Ответ на все эти недоумения, как ни странно, дает очередной вопрос. Ближе к концу собрания в доме Виргинских брусникинцы озадачивают нас провокационным: «А вы бы донесли, если бы знали о готовящемся политическом убийстве?» Актеры и зрители напряженно качают головами: «Нет, не донесли бы». Возможно, в другие дни на спектакле попадались сомневающиеся и несогласные (очарование документального театра во многом проистекает как раз из неожиданности, непредсказуемости). Но легко читаемое на лицах соседей и без труда угадываемое в себе гложущее, неуютное сомнение, в данном случае, важнее статистики положительных-отрицательных ответов. Вопрос о доносе вызывает ворох противоречивых мыслей, которые постепенно уступают место почти подсознательному желанию не выделяться, не привлекать внимания. Мало ли что подумают знакомые и незнакомые! Да и какой толк от непредсказуемых реакций? Только больше будут допытываться. Не говоря о том, что это просто представление, игра, которую не стоит воспринимать всерьез. Такими окольными путями большинство из нас приходит к выводу: проще быть как все, не спорить, не вникать. Это не страх, которым мы привыкли объяснять человеческие ошибки и исторические трагедии. Просто опасение, неловкость. Не убеждение — скорее равнодушие. Последствия хорошо известны: хаос, предательство, вакханалия амбиций, ради которых на карту с легкостью ставятся чужие судьбы. Кровь, скрепляющая полумифические революционные союзы. Казематы демократии, выстроенные поборниками вольности и справедливости. Брусникинские «Бесы» — и в этом их соль, смысл, уникальность — дополняют это знание неотвязной мыслью: с кем бы оказались рядом мы в пронизывающей реальность до символического остова истории Достоевского? С Шатовым, не побоявшимся мыслить и решать самостоятельно, не смешивающим общность со стадностью, не превращающим ошибки в цепи? С Кирилловым, ослепленным концепциями, предающим ради идеи? Или с пятеркой Верховенского, последовательно отказывающейся от собственного слова, от необходимости и права нести личную ответственность?
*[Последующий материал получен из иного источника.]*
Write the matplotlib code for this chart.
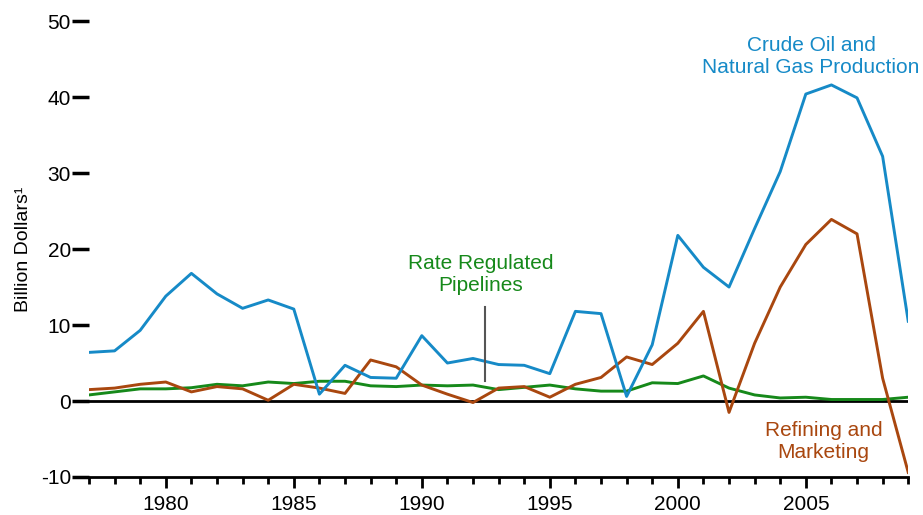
import matplotlib
matplotlib.use("Agg")
import matplotlib.pyplot as plt
from matplotlib.ticker import MultipleLocator

plt.rcParams['font.family'] = ['Liberation Sans', 'DejaVu Sans']
plt.rcParams['axes.unicode_minus'] = False

years = list(range(1977, 2010))

# billion dollars
crude_oil_gas = [6.4, 6.6, 9.3, 13.8, 16.8, 14.1, 12.2, 13.3, 12.1, 0.9,
                 4.7, 3.1, 3.0, 8.6, 5.0, 5.6, 4.8, 4.7, 3.6, 11.8,
                 11.5, 0.6, 7.4, 21.8, 17.6, 15.0, 22.7, 30.2, 40.4, 41.6,
                 39.9, 32.2, 10.5]
refining = [1.5, 1.7, 2.2, 2.5, 1.2, 1.9, 1.6, 0.1, 2.2, 1.7,
            1.0, 5.4, 4.5, 2.1, 0.9, -0.2, 1.7, 1.9, 0.5, 2.2,
            3.1, 5.8, 4.8, 7.6, 11.8, -1.5, 7.6, 15.0, 20.6, 23.9,
            22.0, 3.0, -9.4]
pipelines = [0.8, 1.2, 1.6, 1.6, 1.75, 2.2, 2.0, 2.5, 2.3, 2.6,
             2.6, 2.0, 1.9, 2.1, 2.0, 2.1, 1.5, 1.8, 2.1, 1.6,
             1.3, 1.3, 2.4, 2.3, 3.3, 1.7, 0.8, 0.4, 0.5, 0.2,
             0.2, 0.2, 0.5]

blue = '#168ac7'
orange = '#a9470f'
green = '#16891a'

fig = plt.figure(figsize=(9.23, 5.15), dpi=100)
ax = fig.add_axes([0.0964, 0.0738, 0.8876, 0.8852])

ax.axhline(0, color='black', lw=2, zorder=1)
ax.plot(years, pipelines, color=green, lw=2.1, zorder=3)
ax.plot(years, refining, color=orange, lw=2.1, zorder=3)
ax.plot(years, crude_oil_gas, color=blue, lw=2.1, zorder=3)

ax.set_xlim(1977, 2009)
ax.set_ylim(-10, 50)

for s in ['top', 'right', 'left']:
    ax.spines[s].set_visible(False)
ax.spines['bottom'].set_linewidth(2)

ax.set_yticks(range(-10, 51, 10))
ax.tick_params(axis='y', length=12, width=2.5, direction='out', labelsize=15, pad=1)
ax.xaxis.set_major_locator(MultipleLocator(5))
ax.xaxis.set_minor_locator(MultipleLocator(1))
ax.tick_params(axis='x', which='major', length=8, width=2, labelsize=15, pad=5)
ax.tick_params(axis='x', which='minor', length=5, width=2)

ax.set_ylabel('Billion Dollars¹', fontsize=14, labelpad=6)

ax.text(2005.2, 45.3, 'Crude Oil and\nNatural Gas Production', color=blue,
        fontsize=15, ha='center', va='center', linespacing=1.2)
ax.text(1992.3, 16.6, 'Rate Regulated\nPipelines', color=green,
        fontsize=15, ha='center', va='center', linespacing=1.2)
ax.plot([1992.45, 1992.45], [2.6, 12.4], color='#555555', lw=1.5, zorder=4)
ax.text(2005.7, -5.3, 'Refining and\nMarketing', color=orange,
        fontsize=15, ha='center', va='center', linespacing=1.2)

fig.savefig('out.png', dpi=100)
Оказывается, эта метафизическая и этическая дилемма начинается с простых вопросов. В самом начале постановки: «Донесли бы вы?» (или же: «Вы с нами? Окончательно и безусловно?») В конце, после гибели Шатова, предательства Верховенского, самоубийства Кириллова, похоронившего надежды на справедливость и возмездие: «А вы были свидетелями?» (или: «Вы причастны?») «Нет» из уст ошарашенных зрителей в финале звучит еще решительнее, раздражительнее, настойчивее. Мы открещиваемся от собственной слабости, неуверенности, безликости — и, подгоняемые жгучим светом софитов, покидаем темный зал со шныряющими по углам репортерами и оцепленным местом преступления. Как будто на последствия еще можно закрывать глаза. Как будто дверь каземата еще не захлопнулась.